As a cruiser, I like the fractional rig for practical reasons. Usually, the mast is further forward, allowing the boat to balance reasonably even with the jib rolled up. Small jib is easy to tack, a bigger fully battened main is easy to handle, you can hold a full jib into an increasing wind while reefing the main only (partially rolled jibs usually don't hold their shape well), the boat will sail to windward on main alone when short tacking allowing someone to easily work the foredeck to get the anchor ready or grab a mooring, and a furling code zero (a super easy to deploy light wind sail for cruisers) can be launched easily in front of the rolled up jib.

I read a little about Bernoulli and Reynolds numbers, but cannot remember any of it:)
There is no need to review Bernoulli, Reynolds or even Prandtl, etc.
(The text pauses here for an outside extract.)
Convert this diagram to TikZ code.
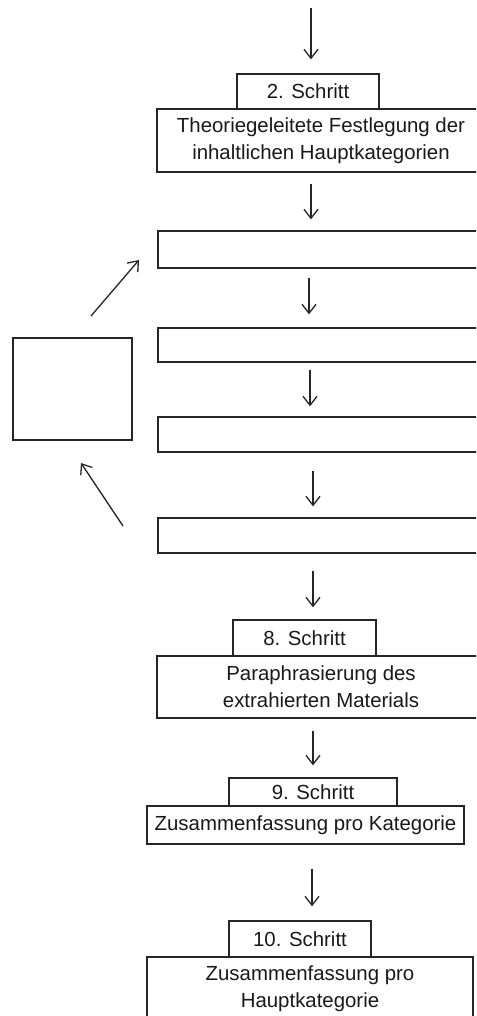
\documentclass[tikz,border=0pt]{standalone}
\usepackage{fontspec}
\setmainfont{Liberation Sans}
\usetikzlibrary{arrows.meta}
\begin{document}
\begin{tikzpicture}[x=1pt,y=-1pt,
  box/.style={draw=black!85,line width=1.3pt,inner sep=0pt,align=center,
    font=\fontsize{20.4}{26.7}\selectfont,text=black!90},
  arr/.style={draw=black!85,line width=1.3pt,-{Straight Barb[length=9pt,width=14pt]}},
]
\useasboundingbox (0,0) rectangle (476,1016);
\clip (0,0) rectangle (476,1016);
% step 2
\node[box,minimum width=328,minimum height=63] (b2) at (321,140.5)
  {Theoriegeleitete Festlegung der\\inhaltlichen Hauptkategorien};
\node[box,minimum width=142,minimum height=35,fill=white] (s2) at (308,91.5) {2. Schritt};
% empty boxes
\node[box,minimum width=327,minimum height=37] (e1) at (321.5,249.5) {};
\node[box,minimum width=327,minimum height=34] (e2) at (321.5,345) {};
\node[box,minimum width=327,minimum height=35] (e3) at (321.5,434.5) {};
\node[box,minimum width=327,minimum height=35] (e4) at (321.5,535.5) {};
\node[box,minimum width=119,minimum height=102] (sq) at (72.5,389) {};
% step 8
\node[box,minimum width=328,minimum height=62] (b8) at (321,687)
  {Paraphrasierung des\\extrahierten Materials};
\node[box,minimum width=143,minimum height=36] (s8) at (304.5,638) {8. Schritt};
% step 9
\node[box,minimum width=317,minimum height=38] (b9) at (305.5,825)
  {Zusammenfassung pro Kategorie};
\node[box,minimum width=168,minimum height=28] (s9) at (313,792) {9. Schritt};
% step 10
\node[box,minimum width=326,minimum height=63] (b10) at (310,988.5)
  {Zusammenfassung pro\\Hauptkategorie};
\node[box,minimum width=142,minimum height=36] (s10) at (300,939) {10. Schritt};
% free ends
\coordinate (top) at (311,8);
\coordinate (d1s) at (91,316);
\coordinate (d1e) at (139,260);
\coordinate (d2s) at (123,526);
\coordinate (d2e) at (81,463);
% arrows
\draw[arr,shorten >=14pt] (top) -- ([xshift=3pt]s2.north);
\draw[arr,shorten <=11pt,shorten >=11pt] ([xshift=-10pt]b2.south) -- ([xshift=-10.5pt]e1.north);
\draw[arr,shorten <=9pt,shorten >=13pt] ([xshift=-12.5pt]e1.south) -- ([xshift=-12.5pt]e2.north);
\draw[arr,shorten <=7pt,shorten >=10pt] ([xshift=-11.5pt]e2.south) -- ([xshift=-11.5pt]e3.north);
\draw[arr,shorten <=18pt,shorten >=11pt] ([xshift=-8.5pt]e3.south) -- ([xshift=-8.5pt]e4.north);
\draw[arr,shorten <=17pt,shorten >=12pt] ([xshift=-8.5pt]e4.south) -- ([xshift=8.5pt]s8.north);
\draw[arr,shorten <=12pt,shorten >=12pt] ([xshift=-8pt]b8.south) -- (s9.north);
\draw[arr,shorten <=24pt,shorten >=14pt] ([xshift=6.5pt]b9.south) -- ([xshift=12pt]s10.north);
\draw[arr] (d1s) -- (d1e);
\draw[arr] (d2s) -- (d2e);
\end{tikzpicture}
\end{document}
All you have to do is keenly observe that most frac rigs (compared on an equal/similar basis) overwhelm masthead rigs when going to weather; and on the 'down side' the very same frac rigs will invariably use a spinnaker to beat the pants off a masthead (using a large LP genoa) 'going down'.

Such kind of strongly suggests that a masthead rig is only a compromise ... using the BIG jib/genoa instead of a 'proper' downwind sail and at the expense of 'pointing ability' for going uphill, to boot. It also suggests that the 'aerodynamics' of sailing more or increasingly 'optimize' with the fractional rig.
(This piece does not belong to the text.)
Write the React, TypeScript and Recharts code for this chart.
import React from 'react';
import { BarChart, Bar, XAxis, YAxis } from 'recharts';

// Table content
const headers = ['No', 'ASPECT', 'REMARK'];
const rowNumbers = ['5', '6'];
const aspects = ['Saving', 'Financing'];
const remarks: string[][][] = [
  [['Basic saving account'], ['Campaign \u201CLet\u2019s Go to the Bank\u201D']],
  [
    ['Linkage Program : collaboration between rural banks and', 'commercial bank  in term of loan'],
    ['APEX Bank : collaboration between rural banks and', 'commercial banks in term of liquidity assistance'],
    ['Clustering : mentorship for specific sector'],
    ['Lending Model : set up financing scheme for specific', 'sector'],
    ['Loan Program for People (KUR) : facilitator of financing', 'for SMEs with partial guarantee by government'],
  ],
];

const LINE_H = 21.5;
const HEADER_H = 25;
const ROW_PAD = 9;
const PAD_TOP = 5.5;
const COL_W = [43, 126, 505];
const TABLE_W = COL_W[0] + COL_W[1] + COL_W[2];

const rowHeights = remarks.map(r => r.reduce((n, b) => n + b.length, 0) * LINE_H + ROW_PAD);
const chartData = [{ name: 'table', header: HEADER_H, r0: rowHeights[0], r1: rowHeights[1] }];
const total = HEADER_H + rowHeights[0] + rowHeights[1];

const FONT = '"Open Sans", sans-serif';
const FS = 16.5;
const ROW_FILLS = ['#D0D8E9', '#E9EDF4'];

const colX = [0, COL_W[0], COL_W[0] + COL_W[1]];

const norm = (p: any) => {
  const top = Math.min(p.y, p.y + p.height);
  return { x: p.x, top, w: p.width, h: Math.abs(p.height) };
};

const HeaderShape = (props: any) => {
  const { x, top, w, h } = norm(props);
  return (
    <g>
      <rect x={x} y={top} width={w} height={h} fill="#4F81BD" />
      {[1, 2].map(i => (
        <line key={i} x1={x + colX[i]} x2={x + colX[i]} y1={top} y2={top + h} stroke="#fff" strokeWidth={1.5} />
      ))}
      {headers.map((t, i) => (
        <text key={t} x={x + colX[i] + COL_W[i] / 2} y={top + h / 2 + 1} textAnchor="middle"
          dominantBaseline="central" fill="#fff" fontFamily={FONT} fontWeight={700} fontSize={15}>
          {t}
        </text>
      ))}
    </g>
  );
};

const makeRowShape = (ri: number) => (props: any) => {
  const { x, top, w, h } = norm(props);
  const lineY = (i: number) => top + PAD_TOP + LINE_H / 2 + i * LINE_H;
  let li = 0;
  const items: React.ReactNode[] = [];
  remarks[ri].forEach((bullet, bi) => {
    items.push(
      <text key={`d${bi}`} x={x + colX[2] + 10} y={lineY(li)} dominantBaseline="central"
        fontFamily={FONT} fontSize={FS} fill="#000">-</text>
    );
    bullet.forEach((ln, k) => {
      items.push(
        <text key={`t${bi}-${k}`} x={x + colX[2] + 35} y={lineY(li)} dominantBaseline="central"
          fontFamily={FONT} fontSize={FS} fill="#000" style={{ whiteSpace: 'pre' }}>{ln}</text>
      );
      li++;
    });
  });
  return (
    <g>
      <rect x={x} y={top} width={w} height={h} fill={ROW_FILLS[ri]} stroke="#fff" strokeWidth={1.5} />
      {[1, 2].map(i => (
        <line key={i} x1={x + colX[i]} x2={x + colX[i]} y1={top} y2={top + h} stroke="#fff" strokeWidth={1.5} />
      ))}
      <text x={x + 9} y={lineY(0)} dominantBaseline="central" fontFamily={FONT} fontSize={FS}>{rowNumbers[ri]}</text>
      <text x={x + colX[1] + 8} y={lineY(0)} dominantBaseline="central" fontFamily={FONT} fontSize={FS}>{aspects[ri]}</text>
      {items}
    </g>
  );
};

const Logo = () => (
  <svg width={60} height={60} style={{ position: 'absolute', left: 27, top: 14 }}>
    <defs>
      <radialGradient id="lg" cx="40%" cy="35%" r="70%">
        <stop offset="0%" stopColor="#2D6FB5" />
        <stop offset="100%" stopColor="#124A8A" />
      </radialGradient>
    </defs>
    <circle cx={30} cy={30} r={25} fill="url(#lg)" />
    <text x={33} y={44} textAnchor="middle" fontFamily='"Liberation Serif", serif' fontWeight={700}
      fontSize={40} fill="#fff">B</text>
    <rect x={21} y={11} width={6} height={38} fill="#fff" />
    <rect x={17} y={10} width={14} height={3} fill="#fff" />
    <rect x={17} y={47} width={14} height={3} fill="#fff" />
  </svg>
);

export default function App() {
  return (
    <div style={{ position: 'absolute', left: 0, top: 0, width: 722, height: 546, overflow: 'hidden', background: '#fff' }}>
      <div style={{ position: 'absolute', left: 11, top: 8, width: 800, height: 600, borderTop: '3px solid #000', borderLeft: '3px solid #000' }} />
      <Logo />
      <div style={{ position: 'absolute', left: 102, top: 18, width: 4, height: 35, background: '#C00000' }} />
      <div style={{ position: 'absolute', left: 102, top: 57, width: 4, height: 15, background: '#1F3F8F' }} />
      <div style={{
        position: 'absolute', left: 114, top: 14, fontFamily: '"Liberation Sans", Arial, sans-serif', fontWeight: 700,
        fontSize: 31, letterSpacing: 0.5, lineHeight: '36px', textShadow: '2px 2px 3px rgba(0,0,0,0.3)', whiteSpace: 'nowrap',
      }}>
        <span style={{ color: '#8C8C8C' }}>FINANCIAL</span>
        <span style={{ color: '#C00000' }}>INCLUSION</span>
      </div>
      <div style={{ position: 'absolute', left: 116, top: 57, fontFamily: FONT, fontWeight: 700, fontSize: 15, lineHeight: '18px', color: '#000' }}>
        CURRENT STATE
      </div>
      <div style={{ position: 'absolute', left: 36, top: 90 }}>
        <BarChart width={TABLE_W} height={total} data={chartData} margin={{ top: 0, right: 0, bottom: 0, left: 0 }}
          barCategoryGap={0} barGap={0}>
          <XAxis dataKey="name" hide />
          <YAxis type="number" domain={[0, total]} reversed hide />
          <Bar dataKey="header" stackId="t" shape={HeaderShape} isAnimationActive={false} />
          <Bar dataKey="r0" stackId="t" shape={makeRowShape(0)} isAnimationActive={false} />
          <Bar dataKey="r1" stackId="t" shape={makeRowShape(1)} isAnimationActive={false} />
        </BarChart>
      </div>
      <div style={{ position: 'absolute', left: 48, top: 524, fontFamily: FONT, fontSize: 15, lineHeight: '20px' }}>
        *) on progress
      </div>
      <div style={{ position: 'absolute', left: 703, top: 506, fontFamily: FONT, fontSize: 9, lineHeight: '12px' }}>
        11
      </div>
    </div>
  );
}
No 'iterated numbers' or 'theories' required, the 'ratings' databanks, the compilation of racing result over many many years seem to confirm this; all the while, the 'modern' (post ~1903) theories of aerodynamics help to explain 'why' that is.

All this stated, I still dont want an overly-tall rigid wing-sail on my crab-crusher 'Perryboat', thank you. But yet, I still fly a staysail 'under' a yankee topsail, as the speedo results show an increase of forward speed & VMG when pointing with this 'combo' .... and even that the staysail doesnt visibly seem to be 'drawing' - thanks to modern theories of aerodynamics.